Does accessing a single struct member pull the entire struct into the Cache?

Question

I've been reading Ulrich Drepper's, "What every programmer should know about memory" and in section 3.3.2 Measurements of Cache Effects ( halfway down the page ) it gives me the impression that accessing any member of a struct causes the whole struct to get pulled into the CPU cache.

Is this correct? If so, how does the hardware know about the layout of these structs? Or does the code generated by the compiler somehow force the entire struct to be loaded?

Or are the slowdowns from using larger structs primarily due to TLB misses caused by the structs being spread out across more memory pages?

The example struct used by Drepper is:

  struct l {
    struct l *n;
    long int pad[NPAD];
  };

Where sizeof(l) is determined by NPAD equals 0, 7, 15 or 31 resulting in structs that are 0, 56, 120, and 248 bytes apart and assuming cache lines that are 64 bytes and 4k pages.

Just iterating through the linked list gets significantly slower as the struct grows, even though nothing other than the pointer is actually being accessed.

Answer 1

The hardware doesn't know the layout of the struct, but just loads a number of bytes around the accessed member into cache. And yes, the slowdown from larger structs is because they will then be spread across more cache lines.

Answer 2

Usually, the L1 cache uses virtual addresses, if you access a member of a struct, a specific amount of bytes gets in the cache (one cache line, size usually between 8 and 512 bytes). Since all struct members are aligned side by side in memory, the chance that the whole structure gets in the cache is somewhat big (depends on sizeof(struct your_struct))...

Answer 3

Accessing a struct member causes no more of a performance penalty than accessing any other area in memory. In fact, there may be a performance improvement if you access several struct members in the same area, since other members might be cached by the first access.

Answer 4

The hardware does not know at all about the struct. But it is true that the hardware load in the cache some bytes around the bytes you are actually accessing. This is because the cache line has a size. It does not work on a byte by byte access but on e.g. 16 bytes size at a time.

You have to be careful when ordering the members of the struct so that often used members are close to each other. For instance if you have the following struct:

struct S {
  int foo;
  char name[64];
  int bar;
};

If the member variables foo and bar are used very often, the hardware will load in cache the bytes around foo, and when you'll access bar, it will have to load the bytes around bar. Even if these bytes around foo and around bar are never used. Now rewrite your struct as follows:

struct S {
  int foo;
  int bar;
  char name[64];
};

When you'll use foo, the hardware will load in cache the bytes around foo. When you'll use bar, bar will already be in the cache because bar is contained in the bytes around foo. The CPU won't have to wait for bar to be in the cache.

Answer is: accessing a single struct member does not pull the entire struct in the cache, but pull some other member of the struct into the cache.

Answer 5

While the CPU can happily deal with loads and stores as small as one byte, caches only ever deal with "cacheline" sized data. In computer architecture textbooks this is also known as the "block size."

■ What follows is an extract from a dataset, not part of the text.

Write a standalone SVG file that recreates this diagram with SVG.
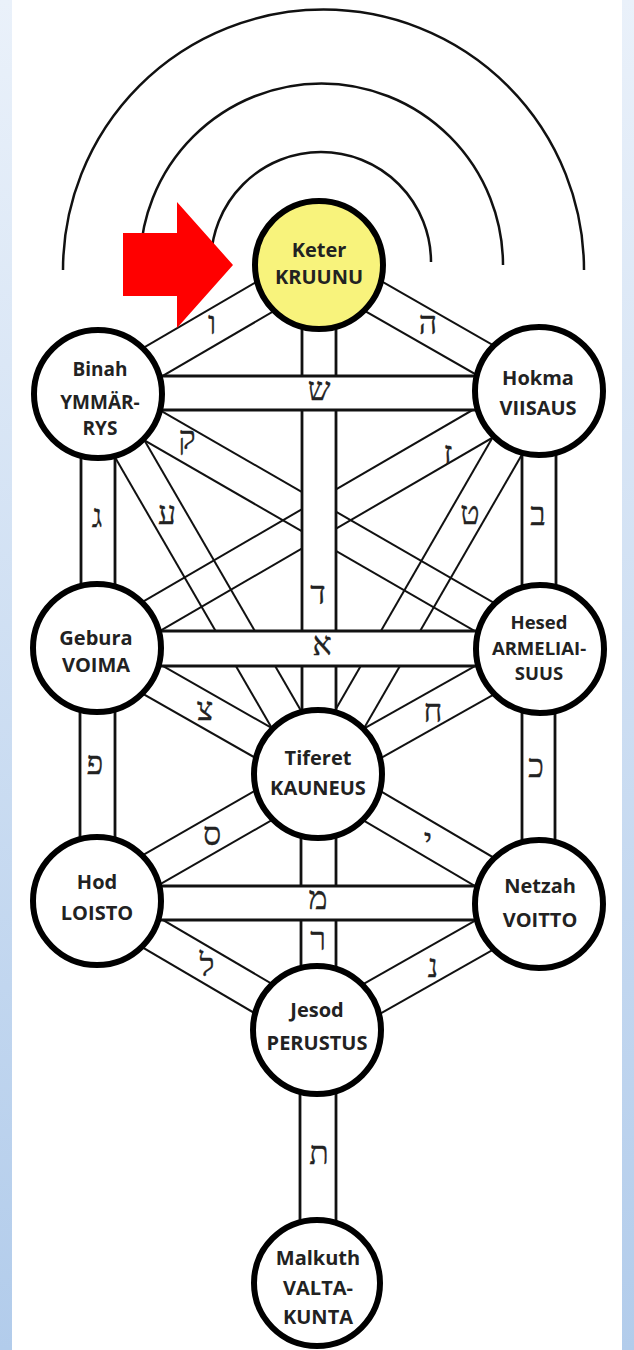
<svg xmlns="http://www.w3.org/2000/svg" width="634" height="1350" viewBox="0 0 634 1350">
<style>
.arc{fill:none;stroke:#111;stroke-width:2.5}
.dl{stroke:#111;stroke-width:2;fill:none}
.band{fill:#fff;stroke:none}
.bl{stroke:#111;stroke-width:2.8;fill:none}
.node{fill:#fff;stroke:#000;stroke-width:6}
.t{font-family:"Open Sans","Liberation Sans",sans-serif;font-weight:700;font-size:20px;fill:#222;text-anchor:middle}
.s{font-size:18.5px}
.m{font-size:19px}
.h{font-family:"Liberation Serif","DejaVu Serif","Noto Sans",serif;font-size:32px;fill:#222;stroke:#222;stroke-width:0.3;text-anchor:middle}
</style>
<defs>
<linearGradient id="side" x1="0" y1="0" x2="0" y2="1">
<stop offset="0" stop-color="#eaf1fa"/>
<stop offset="1" stop-color="#b2cceb"/>
</linearGradient>
</defs>
<rect x="0" y="0" width="634" height="1350" fill="#fff"/>
<rect x="0" y="0" width="12" height="1350" fill="url(#side)"/>
<rect x="622" y="0" width="12" height="1350" fill="url(#side)"/>

<g id="arcs">
<path class="arc" d="M211,262 A110,110 0 0 1 431,262"/>
<path class="arc" d="M140,265 A181.5,181.5 0 0 1 503,265"/>
<path class="arc" d="M63,270 A260.5,260.5 0 0 1 584,270"/>
</g>

<g id="connectors">
<g id="p-keter-binah"><line class="dl" x1="310.4" y1="250.3" x2="89.4" y2="379.3"/><line class="dl" x1="327.6" y1="279.7" x2="106.6" y2="408.7"/></g>
<g id="p-keter-hokma"><line class="dl" x1="310.6" y1="279.8" x2="530.6" y2="405.8"/><line class="dl" x1="327.5" y1="250.3" x2="547.5" y2="376.3"/></g>
<g id="p-binah-hesed"><line class="dl" x1="89.5" y1="408.7" x2="531.5" y2="663.7"/><line class="dl" x1="106.5" y1="379.3" x2="548.5" y2="634.3"/></g>
<g id="p-binah-tiferet"><line class="dl" x1="83.3" y1="402.5" x2="303.3" y2="782.5"/><line class="dl" x1="112.7" y1="385.5" x2="332.7" y2="765.5"/></g>
<g id="p-hokma-gebura"><line class="dl" x1="530.5" y1="376.3" x2="88.5" y2="633.3"/><line class="dl" x1="547.5" y1="405.7" x2="105.5" y2="662.7"/></g>
<g id="p-hokma-tiferet"><line class="dl" x1="524.3" y1="382.5" x2="303.3" y2="765.5"/><line class="dl" x1="553.7" y1="399.5" x2="332.7" y2="782.5"/></g>
<g id="p-gebura-tiferet"><line class="dl" x1="88.6" y1="662.8" x2="309.6" y2="788.8"/><line class="dl" x1="105.4" y1="633.2" x2="326.4" y2="759.2"/></g>
<g id="p-hesed-tiferet"><line class="dl" x1="531.7" y1="634.2" x2="309.7" y2="759.2"/><line class="dl" x1="548.3" y1="663.8" x2="326.3" y2="788.8"/></g>
<g id="p-tiferet-hod"><line class="dl" x1="309.5" y1="759.3" x2="88.5" y2="886.3"/><line class="dl" x1="326.5" y1="788.7" x2="105.5" y2="915.7"/></g>
<g id="p-tiferet-netzah"><line class="dl" x1="309.4" y1="788.7" x2="530.4" y2="918.7"/><line class="dl" x1="326.6" y1="759.4" x2="547.6" y2="889.4"/></g>
<g id="p-hod-jesod"><line class="dl" x1="88.4" y1="915.7" x2="308.4" y2="1044.7"/><line class="dl" x1="105.6" y1="886.3" x2="325.6" y2="1015.3"/></g>
<g id="p-netzah-jesod"><line class="dl" x1="530.6" y1="889.2" x2="308.6" y2="1015.2"/><line class="dl" x1="547.4" y1="918.8" x2="325.4" y2="1044.8"/></g>
<g id="p-keter-tiferet"><rect class="band" x="302" y="265" width="34" height="509"/><line class="bl" x1="302" y1="265" x2="302" y2="774"/><line class="bl" x1="336" y1="265" x2="336" y2="774"/></g>
<g id="p-tiferet-jesod"><rect class="band" x="301" y="774" width="35" height="256"/><line class="bl" x1="301" y1="774" x2="301" y2="1030"/><line class="bl" x1="336" y1="774" x2="336" y2="1030"/></g>
<g id="p-jesod-malkuth"><rect class="band" x="300" y="1030" width="36" height="253"/><line class="bl" x1="300" y1="1030" x2="300" y2="1283"/><line class="bl" x1="336" y1="1030" x2="336" y2="1283"/></g>
<g id="p-binah-gebura"><rect class="band" x="81" y="394" width="34" height="254"/><line class="bl" x1="81" y1="394" x2="81" y2="648"/><line class="bl" x1="115" y1="394" x2="115" y2="648"/></g>
<g id="p-hokma-hesed"><rect class="band" x="522" y="391" width="34" height="258"/><line class="bl" x1="522" y1="391" x2="522" y2="649"/><line class="bl" x1="556" y1="391" x2="556" y2="649"/></g>
<g id="p-gebura-hod"><rect class="band" x="80" y="648" width="35" height="253"/><line class="bl" x1="80" y1="648" x2="80" y2="901"/><line class="bl" x1="115" y1="648" x2="115" y2="901"/></g>
<g id="p-hesed-netzah"><rect class="band" x="522" y="649" width="33" height="255"/><line class="bl" x1="522" y1="649" x2="522" y2="904"/><line class="bl" x1="555" y1="649" x2="555" y2="904"/></g>
<g id="p-binah-hokma"><rect class="band" x="98" y="376" width="441" height="34"/><line class="bl" x1="98" y1="376" x2="539" y2="376"/><line class="bl" x1="98" y1="410" x2="539" y2="410"/></g>
<g id="p-gebura-hesed"><rect class="band" x="97" y="631" width="443" height="35"/><line class="bl" x1="97" y1="631" x2="540" y2="631"/><line class="bl" x1="97" y1="666" x2="540" y2="666"/></g>
<g id="p-hod-netzah"><rect class="band" x="97" y="886" width="442" height="34"/><line class="bl" x1="97" y1="886" x2="539" y2="886"/><line class="bl" x1="97" y1="920" x2="539" y2="920"/></g>
<g id="letters">
<text class="h" x="212" y="334">ו</text>
<text class="h" x="428" y="334">ה</text>
<text class="h" x="319" y="400">ש</text>
<text class="h" x="318" y="604">ד</text>
<text class="h" x="187" y="449">ק</text>
<text class="h" x="167" y="524">ע</text>
<text class="h" x="448" y="464">ז</text>
<text class="h" x="470" y="524">ט</text>
<text class="h" x="97" y="527">ג</text>
<text class="h" x="538" y="525">ב</text>
<text class="h" x="322" y="655">א</text>
<text class="h" x="205" y="720">צ</text>
<text class="h" x="433" y="722">ח</text>
<text class="h" x="95" y="774">פ</text>
<text class="h" x="536" y="777">כ</text>
<text class="h" x="212" y="845">ס</text>
<text class="h" x="428" y="851">י</text>
<text class="h" x="318" y="909">מ</text>
<text class="h" x="318" y="950">ר</text>
<text class="h" x="207" y="976">ל</text>
<text class="h" x="433" y="977">נ</text>
<text class="h" x="319" y="1164">ת</text>
</g>
</g>

<g id="keter"><circle class="node" cx="319" cy="265" r="64" style="fill:#f8f37c"/><text class="t" x="319" y="257">Keter</text><text class="t" x="319" y="284">KRUUNU</text></g>
<g id="binah"><circle class="node" cx="98" cy="394" r="64"/><text class="t m" x="100" y="376">Binah</text><text class="t m" x="100" y="409">YMMÄR-</text><text class="t m" x="100" y="435">RYS</text></g>
<g id="hokma"><circle class="node" cx="539" cy="391" r="64"/><text class="t" x="538" y="385">Hokma</text><text class="t" x="538" y="415">VIISAUS</text></g>
<g id="gebura"><circle class="node" cx="97" cy="648" r="64"/><text class="t" x="96" y="645">Gebura</text><text class="t" x="96" y="672">VOIMA</text></g>
<g id="hesed"><circle class="node" cx="540" cy="649" r="64"/><text class="t s" x="539" y="629">Hesed</text><text class="t s" x="539" y="655">ARMELIAI-</text><text class="t s" x="539" y="680">SUUS</text></g>
<g id="tiferet"><circle class="node" cx="318" cy="774" r="64"/><text class="t" x="318" y="765">Tiferet</text><text class="t" x="318" y="795">KAUNEUS</text></g>
<g id="hod"><circle class="node" cx="97" cy="901" r="64"/><text class="t" x="97" y="889">Hod</text><text class="t" x="97" y="920">LOISTO</text></g>
<g id="netzah"><circle class="node" cx="539" cy="904" r="64"/><text class="t" x="540" y="893">Netzah</text><text class="t" x="540" y="927">VOITTO</text></g>
<g id="jesod"><circle class="node" cx="317" cy="1030" r="64"/><text class="t" x="317" y="1017">Jesod</text><text class="t" x="317" y="1050">PERUSTUS</text></g>
<g id="malkuth"><circle class="node" cx="317" cy="1283" r="63"/><text class="t" x="318" y="1265">Malkuth</text><text class="t" x="318" y="1295">VALTA-</text><text class="t" x="318" y="1324">KUNTA</text></g>

<g id="arrow"><polygon points="123,233 177,233 177,202 233,265 177,328 177,296 123,296" fill="#ff0000"/></g>
</svg>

On most systems this is 32 or 64 bytes. It can be different from one CPU to the next, and even sometimes from one cache level to the next.

Additionally, some CPUs perform speculative prefetching; this means if you access cachelines 5 and 6 in sequence, it will attempt to load cacheline 7 without you asking for it.

Answer 6

"Just iterating through the linked list gets significantly slower as the struct grows, even though nothing other than the pointer is actually being accessed."

With NPAD = 0, each cache line contains 8 list nodes, so you can see why that's fastest.

With NPAD = 7, 15, 31, only one cache line needs to be loaded for each list node, and you might expect them all to be the same speed - one cache miss per node. But a modern memory manager will be doing speculative caching. If it has spare capacity (which it probably does, because with modern memory it can perform multiple reads in parallel to main memory), then it will start loading memory close to the memory you're using. Although it's a linked list, if you constructed it in any of the obvious ways then there is a good chance that you're accessing memory in sequence. So the closer together in memory your lists nodes are, the more successful the cache is likely to be in terms of already having what you need.

In the worst possible scenario, where your memory is being pulled in from swap as you use it, your program would be limited by disk I/O. It's possible that your rate of progress through the list would be entirely determined by how many nodes there are per page, and you might see time taken being directly proportional to the size of the node, up to 4k. I haven't tried it, though, and the OS will be clever with swap just as the MMU is clever with main memory, so it's not necessarily that simple.